## TASK TO CARRY OUT
From the records below, copy out exactly the lines from the one containing "Generate a Python" to the one containing "from matplotlib.patches import Rectangle", both included. Add nothing else.
══ PROVIDED INFORMATION
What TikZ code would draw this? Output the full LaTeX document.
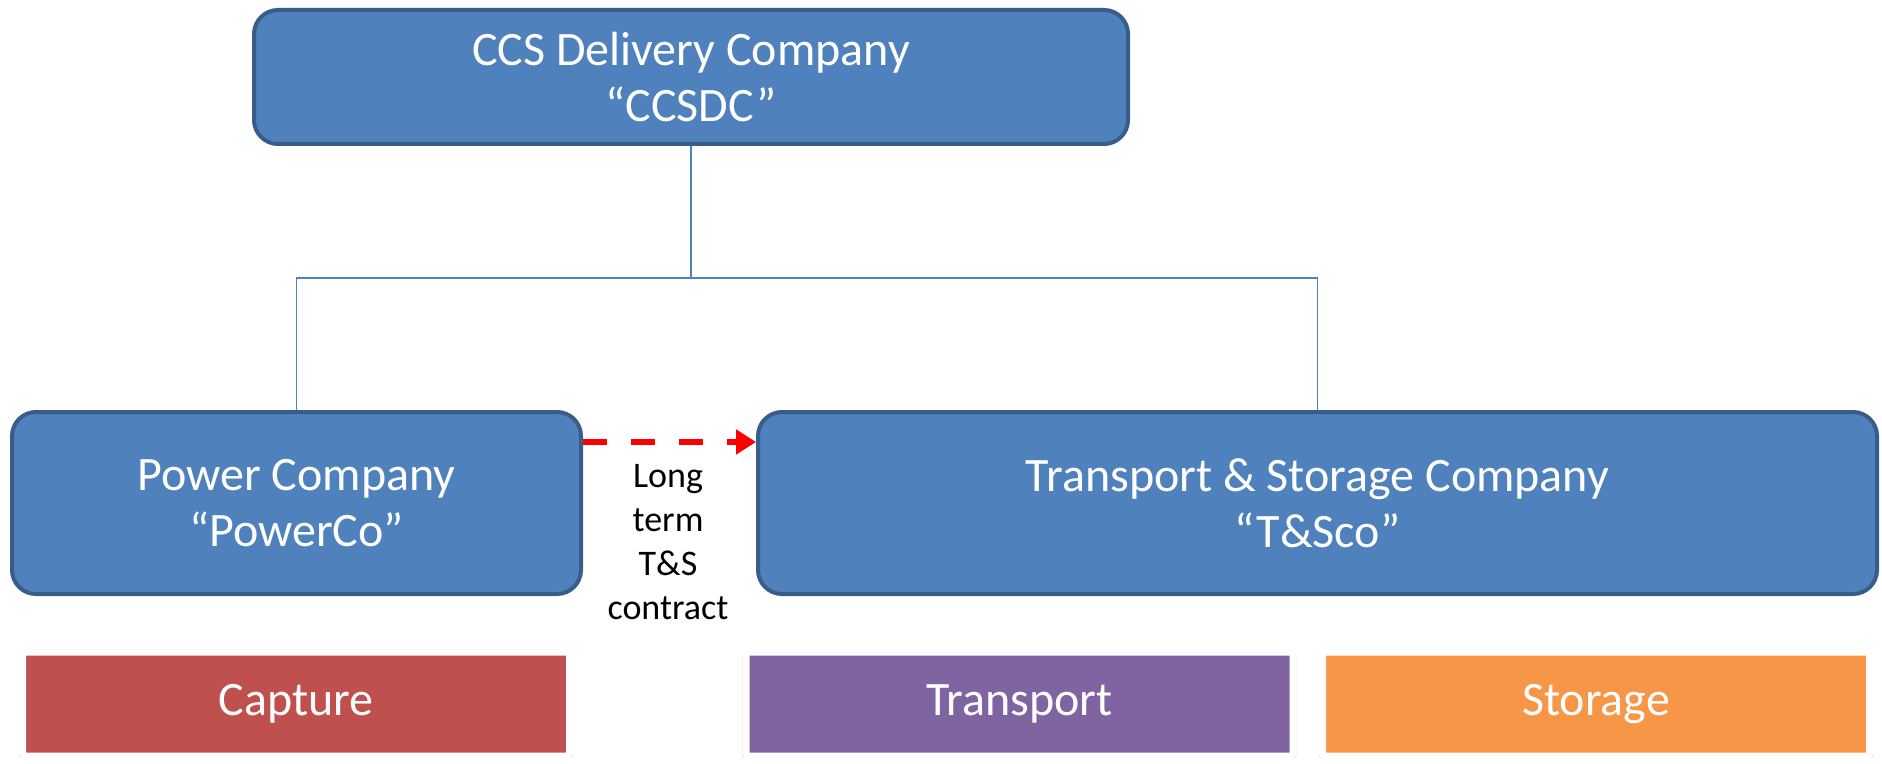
════
══ PROVIDED INFORMATION
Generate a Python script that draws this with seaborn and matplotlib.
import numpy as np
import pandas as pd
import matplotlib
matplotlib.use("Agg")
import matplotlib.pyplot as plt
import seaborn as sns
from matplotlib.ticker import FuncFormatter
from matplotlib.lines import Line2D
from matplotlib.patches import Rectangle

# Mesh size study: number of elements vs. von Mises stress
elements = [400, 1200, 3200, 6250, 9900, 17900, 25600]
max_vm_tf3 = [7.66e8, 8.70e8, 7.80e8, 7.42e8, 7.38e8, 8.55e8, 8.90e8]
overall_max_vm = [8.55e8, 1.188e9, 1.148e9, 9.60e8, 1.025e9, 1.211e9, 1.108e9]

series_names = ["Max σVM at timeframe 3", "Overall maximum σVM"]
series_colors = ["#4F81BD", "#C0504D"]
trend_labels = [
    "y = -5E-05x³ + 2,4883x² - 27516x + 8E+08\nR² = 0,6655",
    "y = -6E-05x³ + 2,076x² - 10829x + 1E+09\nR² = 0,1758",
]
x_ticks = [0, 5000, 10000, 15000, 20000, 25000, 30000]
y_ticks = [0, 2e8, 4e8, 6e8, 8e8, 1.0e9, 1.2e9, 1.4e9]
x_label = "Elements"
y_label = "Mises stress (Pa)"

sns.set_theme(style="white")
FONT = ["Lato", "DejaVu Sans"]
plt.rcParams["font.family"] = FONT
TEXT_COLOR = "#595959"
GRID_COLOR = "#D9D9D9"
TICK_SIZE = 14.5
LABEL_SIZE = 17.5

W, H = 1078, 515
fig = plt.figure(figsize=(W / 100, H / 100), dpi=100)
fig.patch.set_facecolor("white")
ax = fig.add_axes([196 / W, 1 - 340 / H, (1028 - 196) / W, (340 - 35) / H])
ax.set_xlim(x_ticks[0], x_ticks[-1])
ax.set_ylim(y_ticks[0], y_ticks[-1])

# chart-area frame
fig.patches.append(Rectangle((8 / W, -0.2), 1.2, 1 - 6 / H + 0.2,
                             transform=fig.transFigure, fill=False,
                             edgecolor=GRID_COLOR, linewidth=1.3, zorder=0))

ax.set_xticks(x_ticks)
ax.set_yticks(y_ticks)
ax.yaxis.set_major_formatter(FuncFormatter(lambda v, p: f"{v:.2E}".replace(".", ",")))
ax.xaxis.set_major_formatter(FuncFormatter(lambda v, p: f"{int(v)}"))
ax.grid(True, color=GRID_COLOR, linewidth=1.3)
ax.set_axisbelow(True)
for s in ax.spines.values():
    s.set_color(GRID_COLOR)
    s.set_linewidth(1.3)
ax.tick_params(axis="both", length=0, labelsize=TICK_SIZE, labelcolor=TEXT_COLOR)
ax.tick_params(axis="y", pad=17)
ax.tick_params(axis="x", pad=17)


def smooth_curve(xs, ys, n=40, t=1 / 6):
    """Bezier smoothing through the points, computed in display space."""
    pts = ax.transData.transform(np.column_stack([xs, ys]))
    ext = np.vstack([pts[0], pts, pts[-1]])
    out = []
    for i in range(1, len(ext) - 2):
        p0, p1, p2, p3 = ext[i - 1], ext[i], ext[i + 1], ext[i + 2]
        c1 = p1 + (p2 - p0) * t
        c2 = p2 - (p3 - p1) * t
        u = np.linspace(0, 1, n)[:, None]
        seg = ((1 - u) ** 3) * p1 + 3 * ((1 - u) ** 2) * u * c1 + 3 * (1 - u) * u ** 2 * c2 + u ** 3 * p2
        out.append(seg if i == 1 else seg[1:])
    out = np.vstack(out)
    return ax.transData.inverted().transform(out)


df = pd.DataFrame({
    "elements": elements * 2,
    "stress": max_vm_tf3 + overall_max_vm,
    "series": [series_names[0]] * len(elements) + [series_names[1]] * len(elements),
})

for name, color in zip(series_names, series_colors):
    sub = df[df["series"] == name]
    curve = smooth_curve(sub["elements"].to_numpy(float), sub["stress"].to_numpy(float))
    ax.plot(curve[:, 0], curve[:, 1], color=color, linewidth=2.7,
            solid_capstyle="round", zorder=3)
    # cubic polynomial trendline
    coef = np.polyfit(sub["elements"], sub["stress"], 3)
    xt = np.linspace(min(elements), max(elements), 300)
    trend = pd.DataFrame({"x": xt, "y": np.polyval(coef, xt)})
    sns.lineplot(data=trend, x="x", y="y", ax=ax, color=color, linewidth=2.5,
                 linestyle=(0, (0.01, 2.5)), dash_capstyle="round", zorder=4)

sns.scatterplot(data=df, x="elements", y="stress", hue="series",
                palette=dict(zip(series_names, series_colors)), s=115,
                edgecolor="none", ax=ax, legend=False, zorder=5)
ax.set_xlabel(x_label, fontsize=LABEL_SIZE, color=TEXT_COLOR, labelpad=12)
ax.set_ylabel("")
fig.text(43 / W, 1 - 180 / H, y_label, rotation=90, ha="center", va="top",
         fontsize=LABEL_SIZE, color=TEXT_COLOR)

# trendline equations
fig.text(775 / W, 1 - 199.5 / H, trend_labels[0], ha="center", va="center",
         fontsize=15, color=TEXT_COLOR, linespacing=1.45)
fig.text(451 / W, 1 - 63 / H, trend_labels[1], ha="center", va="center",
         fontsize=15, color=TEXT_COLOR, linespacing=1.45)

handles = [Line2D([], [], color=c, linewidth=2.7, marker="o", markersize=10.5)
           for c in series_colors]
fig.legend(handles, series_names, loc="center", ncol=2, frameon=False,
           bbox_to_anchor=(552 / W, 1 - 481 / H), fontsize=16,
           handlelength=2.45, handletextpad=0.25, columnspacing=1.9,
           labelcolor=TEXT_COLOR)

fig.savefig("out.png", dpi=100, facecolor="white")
════
## SOLVED EXERCISE
Generate a Python script that draws this with seaborn and matplotlib.
import numpy as np
import pandas as pd
import matplotlib
matplotlib.use("Agg")
import matplotlib.pyplot as plt
import seaborn as sns
from matplotlib.ticker import FuncFormatter
from matplotlib.lines import Line2D
from matplotlib.patches import Rectangle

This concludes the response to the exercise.